STATED GOAL -
Copy exactly the lines from the line containing "Give me the matplotlib source for this chart." to the line containing "yticks = list(range(0, 71, 5))", both lines included, and omit any pictures.

SUPPLIED RECORDS -
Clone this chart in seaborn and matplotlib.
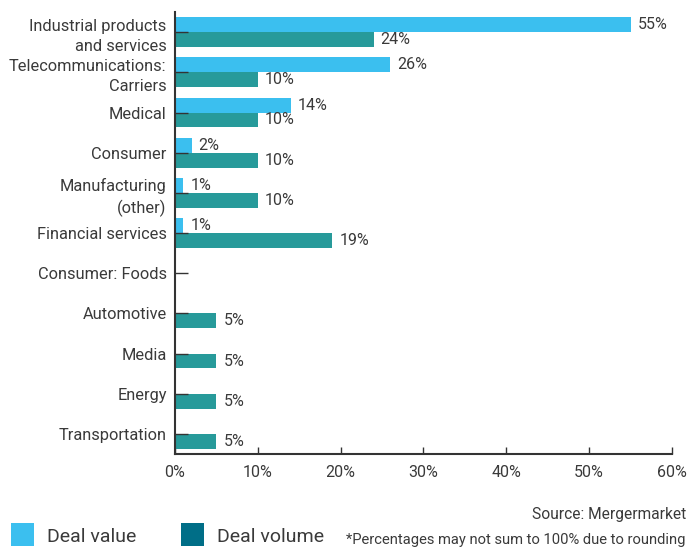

==

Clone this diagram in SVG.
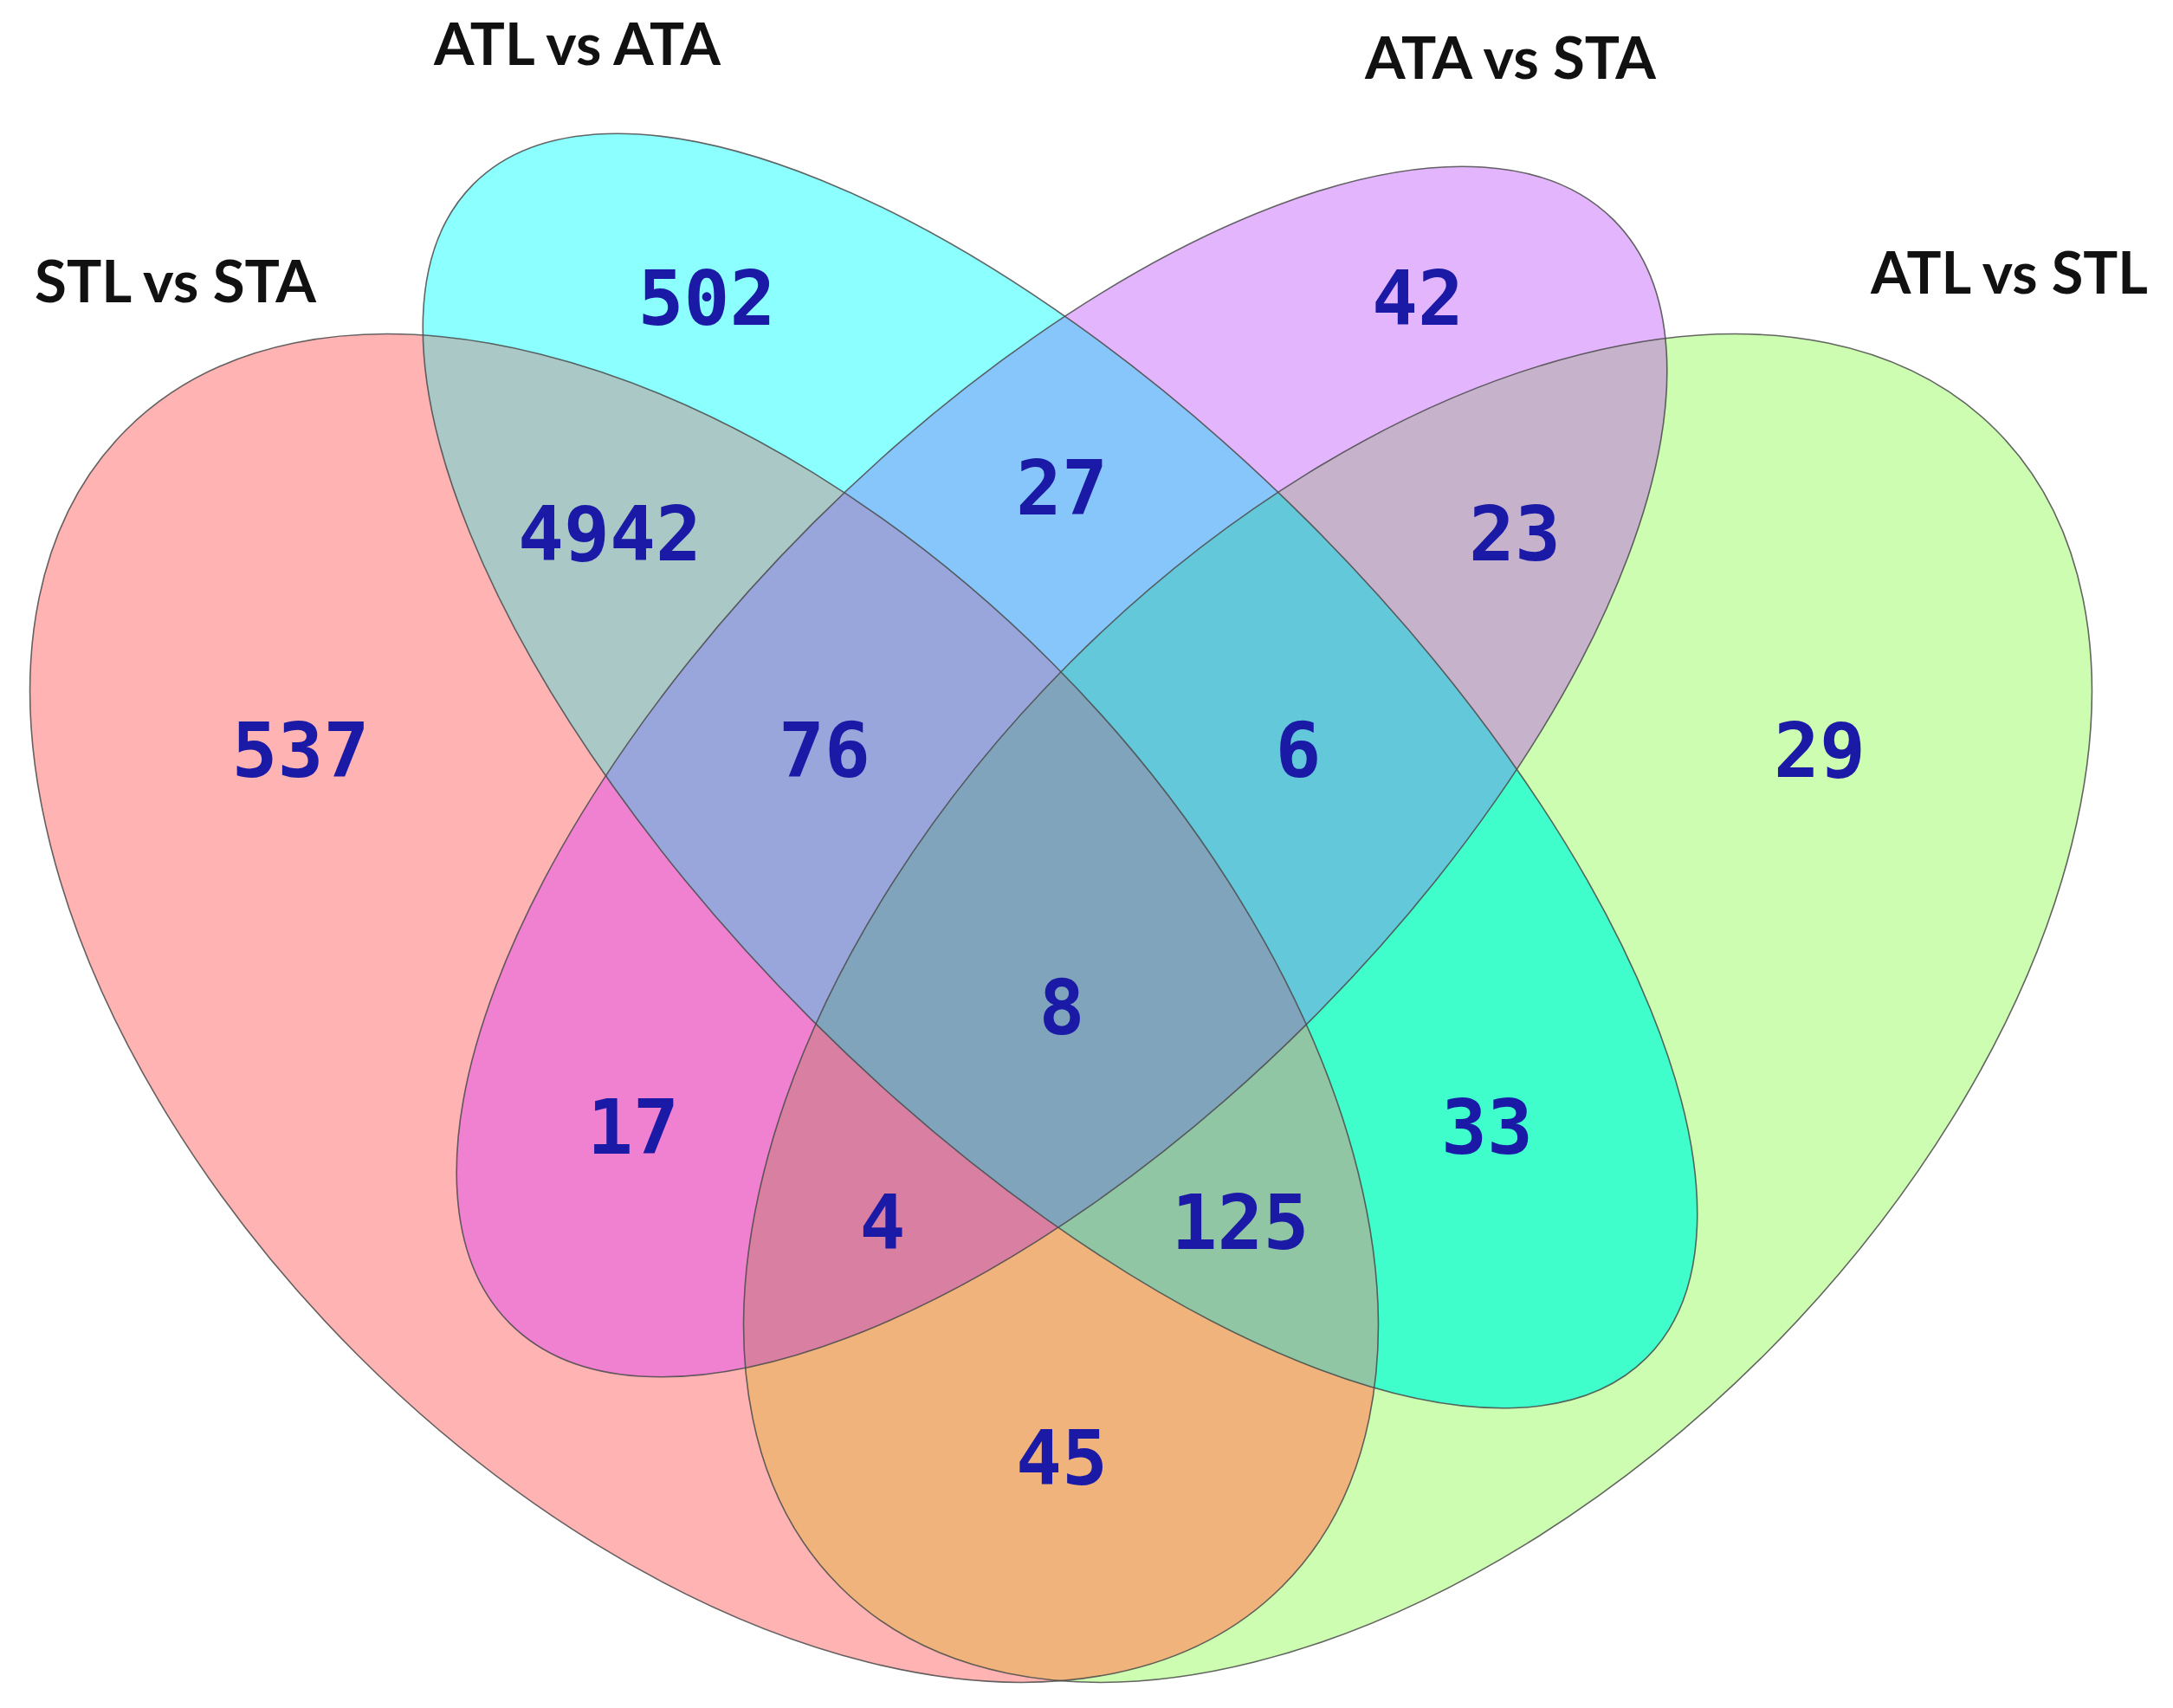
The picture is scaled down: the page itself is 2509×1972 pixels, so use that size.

* * *

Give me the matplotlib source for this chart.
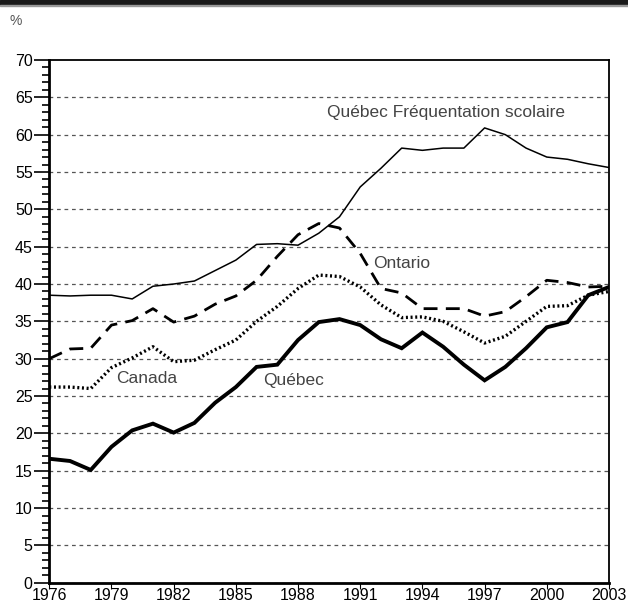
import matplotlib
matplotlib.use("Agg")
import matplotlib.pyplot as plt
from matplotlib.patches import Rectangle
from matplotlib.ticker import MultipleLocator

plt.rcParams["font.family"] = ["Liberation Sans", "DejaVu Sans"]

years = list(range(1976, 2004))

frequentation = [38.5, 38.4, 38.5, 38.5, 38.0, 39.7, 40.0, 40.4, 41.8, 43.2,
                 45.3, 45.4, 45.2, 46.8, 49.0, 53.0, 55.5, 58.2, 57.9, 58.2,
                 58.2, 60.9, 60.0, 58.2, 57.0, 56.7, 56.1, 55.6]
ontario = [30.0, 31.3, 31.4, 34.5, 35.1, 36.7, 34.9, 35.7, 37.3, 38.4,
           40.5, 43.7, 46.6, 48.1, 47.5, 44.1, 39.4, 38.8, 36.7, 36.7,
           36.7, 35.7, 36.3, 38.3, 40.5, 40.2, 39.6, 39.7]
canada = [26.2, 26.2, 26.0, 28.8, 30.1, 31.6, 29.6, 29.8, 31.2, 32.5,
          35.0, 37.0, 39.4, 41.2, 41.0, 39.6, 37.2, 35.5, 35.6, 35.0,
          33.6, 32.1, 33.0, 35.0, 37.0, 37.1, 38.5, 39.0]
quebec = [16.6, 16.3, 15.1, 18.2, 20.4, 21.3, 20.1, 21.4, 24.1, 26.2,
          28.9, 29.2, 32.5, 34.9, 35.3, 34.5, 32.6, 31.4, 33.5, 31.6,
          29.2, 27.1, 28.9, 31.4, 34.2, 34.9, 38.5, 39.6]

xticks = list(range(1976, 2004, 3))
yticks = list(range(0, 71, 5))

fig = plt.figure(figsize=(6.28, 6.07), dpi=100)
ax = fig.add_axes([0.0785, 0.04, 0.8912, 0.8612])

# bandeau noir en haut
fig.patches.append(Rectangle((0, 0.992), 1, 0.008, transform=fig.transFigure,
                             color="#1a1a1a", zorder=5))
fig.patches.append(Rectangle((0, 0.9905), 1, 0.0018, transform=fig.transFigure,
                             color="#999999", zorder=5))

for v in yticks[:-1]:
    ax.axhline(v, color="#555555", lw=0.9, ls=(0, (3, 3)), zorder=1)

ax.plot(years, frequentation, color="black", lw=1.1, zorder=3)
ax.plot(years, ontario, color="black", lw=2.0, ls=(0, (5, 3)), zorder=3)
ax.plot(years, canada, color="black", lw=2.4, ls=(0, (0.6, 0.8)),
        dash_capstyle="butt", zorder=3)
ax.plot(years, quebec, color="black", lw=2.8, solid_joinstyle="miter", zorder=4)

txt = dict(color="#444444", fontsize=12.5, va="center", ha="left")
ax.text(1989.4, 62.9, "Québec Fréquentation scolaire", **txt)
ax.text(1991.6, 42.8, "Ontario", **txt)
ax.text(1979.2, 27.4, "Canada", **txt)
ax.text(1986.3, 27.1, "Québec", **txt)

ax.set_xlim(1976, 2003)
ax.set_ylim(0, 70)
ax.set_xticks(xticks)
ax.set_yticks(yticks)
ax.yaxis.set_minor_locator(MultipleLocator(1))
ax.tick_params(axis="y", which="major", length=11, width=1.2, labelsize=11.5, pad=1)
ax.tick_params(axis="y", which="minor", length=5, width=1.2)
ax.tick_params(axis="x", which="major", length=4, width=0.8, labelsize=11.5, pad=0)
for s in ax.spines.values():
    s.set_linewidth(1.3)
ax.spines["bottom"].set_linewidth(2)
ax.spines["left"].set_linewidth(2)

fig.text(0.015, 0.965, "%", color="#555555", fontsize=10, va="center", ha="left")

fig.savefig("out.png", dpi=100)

OUTPUT FOR THIS TASK -
Give me the matplotlib source for this chart.
import matplotlib
matplotlib.use("Agg")
import matplotlib.pyplot as plt
from matplotlib.patches import Rectangle
from matplotlib.ticker import MultipleLocator

plt.rcParams["font.family"] = ["Liberation Sans", "DejaVu Sans"]

years = list(range(1976, 2004))

frequentation = [38.5, 38.4, 38.5, 38.5, 38.0, 39.7, 40.0, 40.4, 41.8, 43.2,
                 45.3, 45.4, 45.2, 46.8, 49.0, 53.0, 55.5, 58.2, 57.9, 58.2,
                 58.2, 60.9, 60.0, 58.2, 57.0, 56.7, 56.1, 55.6]
ontario = [30.0, 31.3, 31.4, 34.5, 35.1, 36.7, 34.9, 35.7, 37.3, 38.4,
           40.5, 43.7, 46.6, 48.1, 47.5, 44.1, 39.4, 38.8, 36.7, 36.7,
           36.7, 35.7, 36.3, 38.3, 40.5, 40.2, 39.6, 39.7]
canada = [26.2, 26.2, 26.0, 28.8, 30.1, 31.6, 29.6, 29.8, 31.2, 32.5,
          35.0, 37.0, 39.4, 41.2, 41.0, 39.6, 37.2, 35.5, 35.6, 35.0,
          33.6, 32.1, 33.0, 35.0, 37.0, 37.1, 38.5, 39.0]
quebec = [16.6, 16.3, 15.1, 18.2, 20.4, 21.3, 20.1, 21.4, 24.1, 26.2,
          28.9, 29.2, 32.5, 34.9, 35.3, 34.5, 32.6, 31.4, 33.5, 31.6,
          29.2, 27.1, 28.9, 31.4, 34.2, 34.9, 38.5, 39.6]

xticks = list(range(1976, 2004, 3))
yticks = list(range(0, 71, 5))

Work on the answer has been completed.